In fact, job growth likely will be one key to driving housing growth in the new year. An estimated 2 million or more jobs will be created in 2014, predicts Lawrence Yun, National Association of REALTORS(R)’ chief economist.
As employment picks up, greater demand for housing is expected to occur and a surge in homebuilding activity. Celia Chen, housing economist at Moody's Analytic, predicts a “homebuilding boom” in 2014 that will spark even more jobs -- from construction workers to manufacturers -- and bring about greater demand for housing overall.
"The homebuilding boom in 2014 drives our strong economic forecast," Chen said. "Homebuilding generates a lot of jobs.
The housing recovery is expected to continue on its path in the new year with home prices continuing to rise (although at a slower pace); sales to rise slightly; and the foreclosure crisis expected to finally draw to an end.
"For the general consumer, the market will be good in 2014," says Lawrence Yun, chief economist at the National Association of REALTORS®. "Home values will continue to rise, but not sharply, but there won't be a decline."
Yun notes 2014 will be the second consecutive year of a “very respectable recovery,” marked by a 20 percent cumulative rise in existing-home sales over the past two years and nearly a 20 percent increase in home values.
However, he notes that existing-home sales will likely plateau in 2014. Sales have already been slowing in the latest reports.
Yun says home prices rose 11 percent in 2013, but growth will likely be slower in 2014 at a pace of 5 percent. The reason for the slowing pace of home prices, he says, is mostly being driven by “less affordable conditions from higher prices and higher mortgage rates.” Thirty-year fixed-rate mortgages are expected to rise above 5 percent in the second half of 2014 (up from a current average of 4.47 percent this week).

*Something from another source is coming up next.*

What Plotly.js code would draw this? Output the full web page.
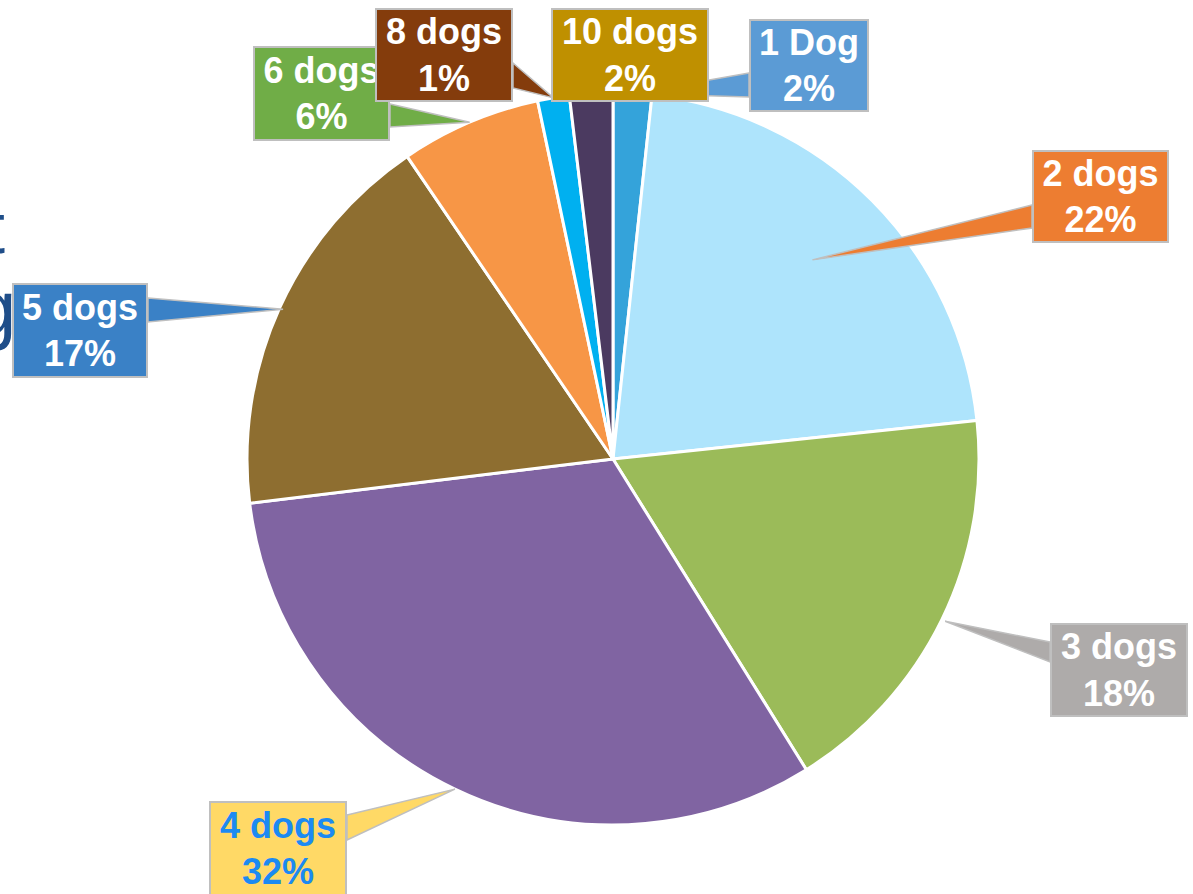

"While rates will be higher than what they were, they won't be at a level that will discourage home purchases," says Jay Brinkmann, chief economist at the Mortgage Bankers Association. MBA is predicting interest rates to also average about 5 percent in 2014.
Meanwhile, the distressed housing crisis is expected to fade away in 2014. Daren Blomquist, vice president at RealtyTrac, says that 2014 will likely be the year “we transition back to normal.” About 85,000 foreclosure filings a month nationwide are expected by the first quarter of 2015.
"The market has worked through most of the bad loans that triggered the crisis to begin with," Blomquist says. Still, some loans need to be “cleaned up.”